Thriller "Berlin Falling" von Ken Duken

"Ich wusste, ich darf überhaupt keine Kontrolle mehr haben"

Der Schauspieler Ken Duken auf einer Gala für seinen Film "Berlin Falling", die im Rahmen des Filmfests München im Gasteig stattfand.
Ken Duken auf dem Münchner Filmfest 2017 © picture alliance / dpa / Felix Hörhager
Ken Duken im Gespräch mit Patrick Wellinski · 08.07.2017
Jahrelang hat der Schauspieler Ken Duken bei der Produktion von Musikvideos das Regieführen geübt. Jetzt kommt sein Spielfilm-Debüt "Berlin Falling" ins Kino. In dem Thriller spielt er auch die Hauptrolle - und ist dabei über sich hinaus gewachsen.
Patrick Wellinski: Genrekino aus Deutschland, das ist immer noch eine Seltenheit, und manche würden sagen: ein Paradox. Aber wie wir während des Filmfests in München ja schon besprochen haben: Gerade junge Regisseure trauen sich derzeit immer häufiger an Genrestoffe heran. Und das gilt auch für den Schauspieler Ken Duken, der mit "Berlin Falling" sein Regiedebüt präsentiert. Es ist die Geschichte einer Entführung und eines geplanten terroristischen Anschlags in Berlin. An Weihnachten nimmt der Exsoldat Frank den stillen Andreas in seinem Auto mit. Doch schon bald entpuppt sich dieser Beifahrer als recht teuflischer Weltverschwörer.

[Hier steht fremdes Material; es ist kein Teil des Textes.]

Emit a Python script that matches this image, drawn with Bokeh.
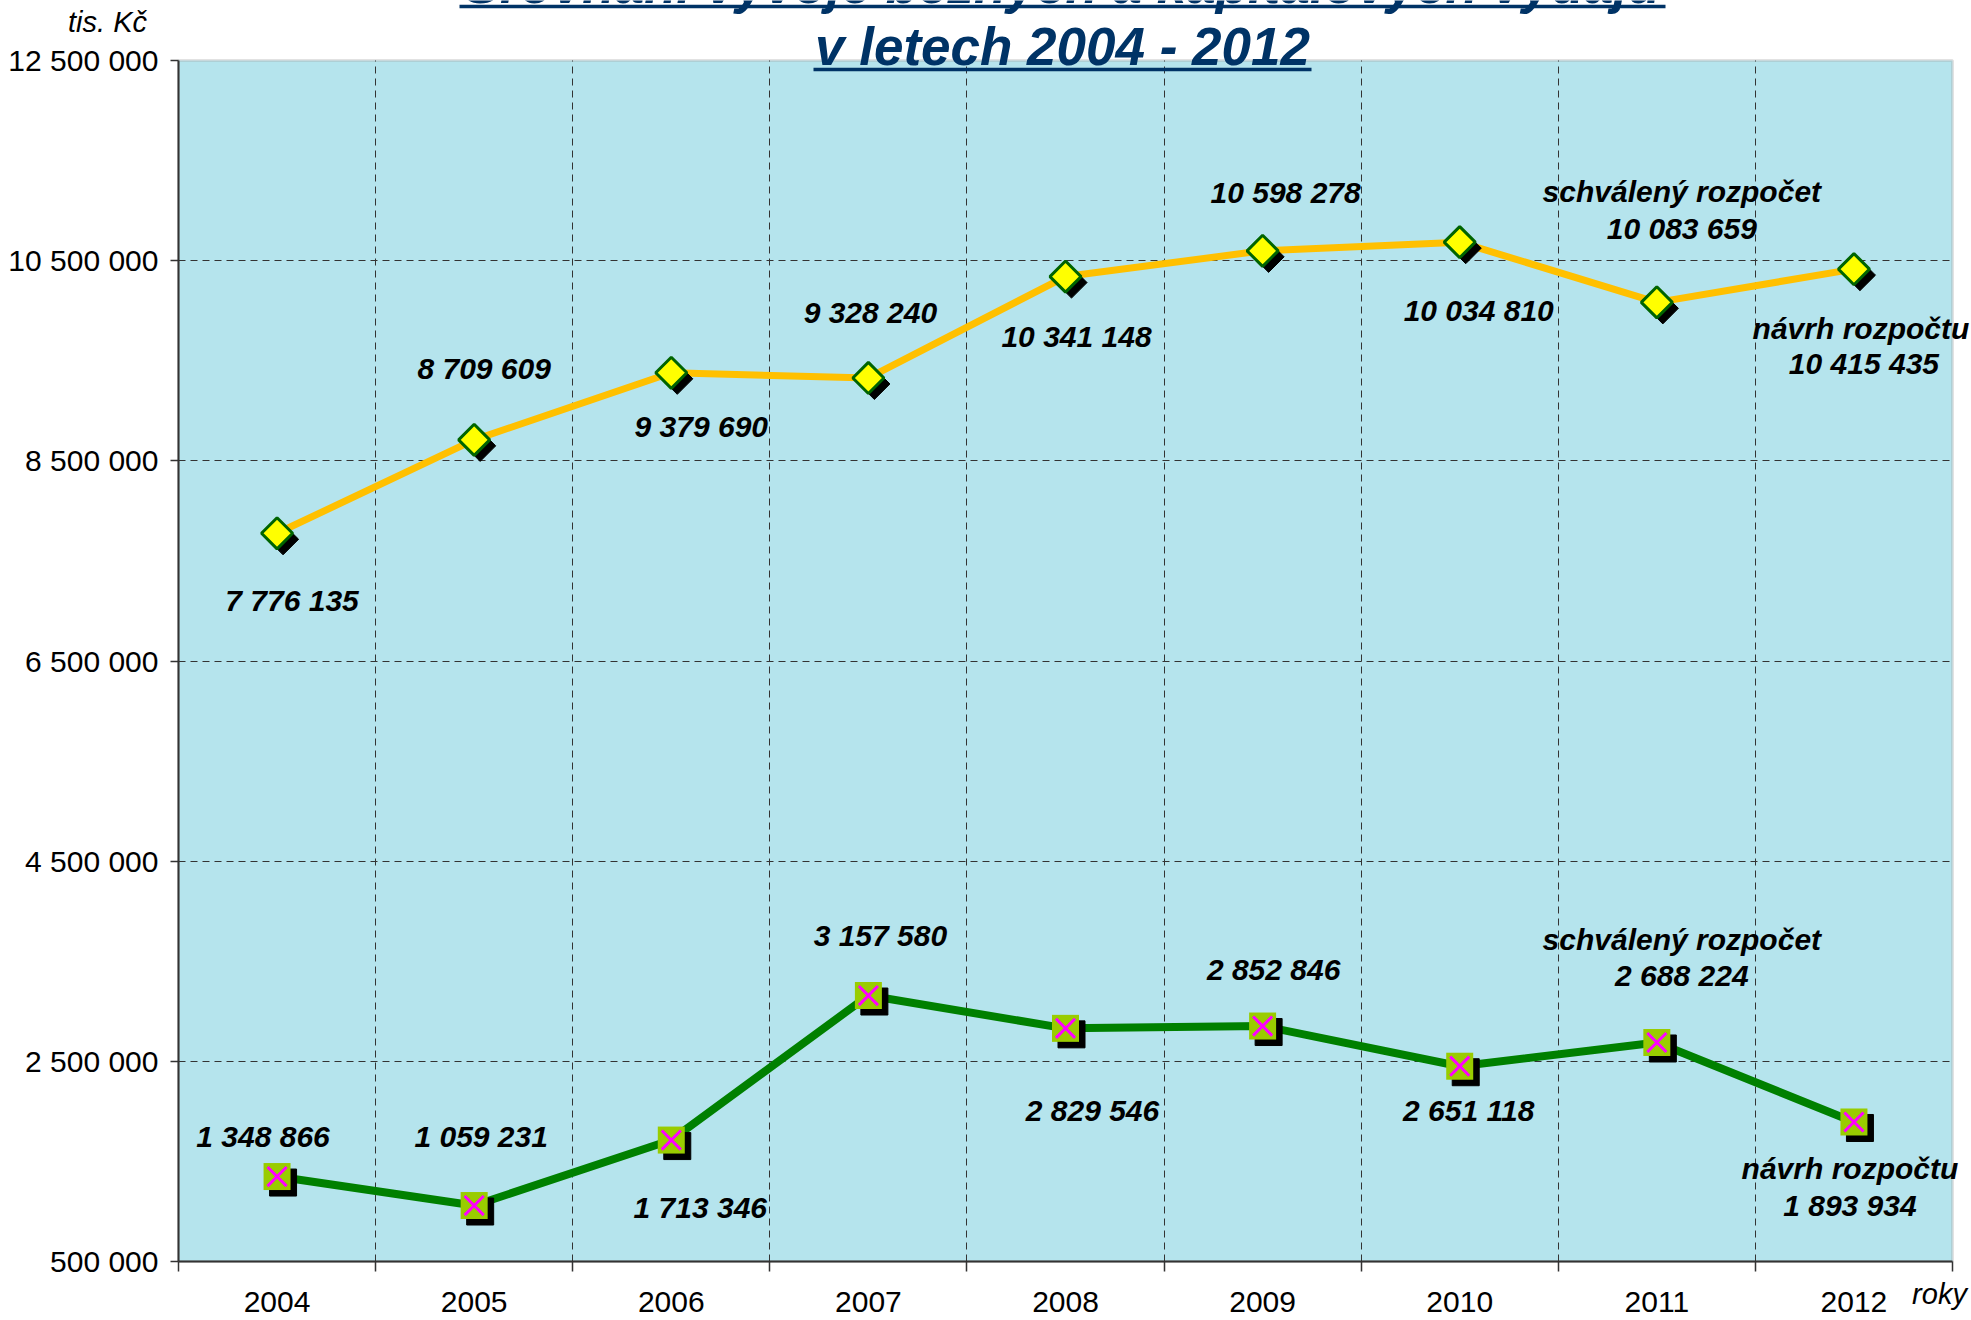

Wellinski: Regisseur, Produzent und Hauptdarsteller Ken Duken hat uns gestern im Studio besucht und ich konnte ihn gleich eingangs fragen, ob es von ihm schon ein lang angelegter Plan war, jetzt endlich Regie zu führen oder ob das Debüt nun eher ein Ergebnis einer spontanen Entscheidung war.
Ken Duken: Sagen wir es mal so, seit 2003 mache ich Regie, was die wenigsten Leute wissen. Viele Musikvideos, Kurzfilme, Werbung, ich glaube, ich weiß nicht genau, wie viele, aber 16, 17, 18 Musikvideos. Das war so ein bisschen meine Filmhochschule. Und das war eigentlich immer der Drang und Wunsch, selber einen Film zu machen, aber als Filmemacher. Ist in vielen Ländern auch gar nicht so unüblich, dass Schauspieler auch mal hinter die Kamera rutschen. Aber ich bin, glaube ich, als Regisseur immer – oder war oder bin, keine Ahnung – einfach fast noch kompromissloser als Schauspieler. Weil man als Schauspieler natürlich eine Vision zusammen mit einem Regisseur entwickeln kann, aber ab einem gewissen Punkt muss man abgeben, muss man vertrauen, muss man fallenlassen. Und genau auch dieses andere, das hat mich immer mal gereizt, mal wirklich den Film so machen zu können, wie man ihn selber sieht.
Wellinski: Das Extreme zeigt sich vielleicht auch darin, dass das Genre, das Sie sich für Ihr Spielfilmdebüt ausgewählt haben, eben nicht das ist, was viele Debutanten sich nehmen. Also, meistens sind es Beziehungskomödien oder Coming-of-Age-Dramen. Ihres ist ein schon sehr harter Genrethriller. Wie kam denn die Idee zu "Berlin Falling" zustande?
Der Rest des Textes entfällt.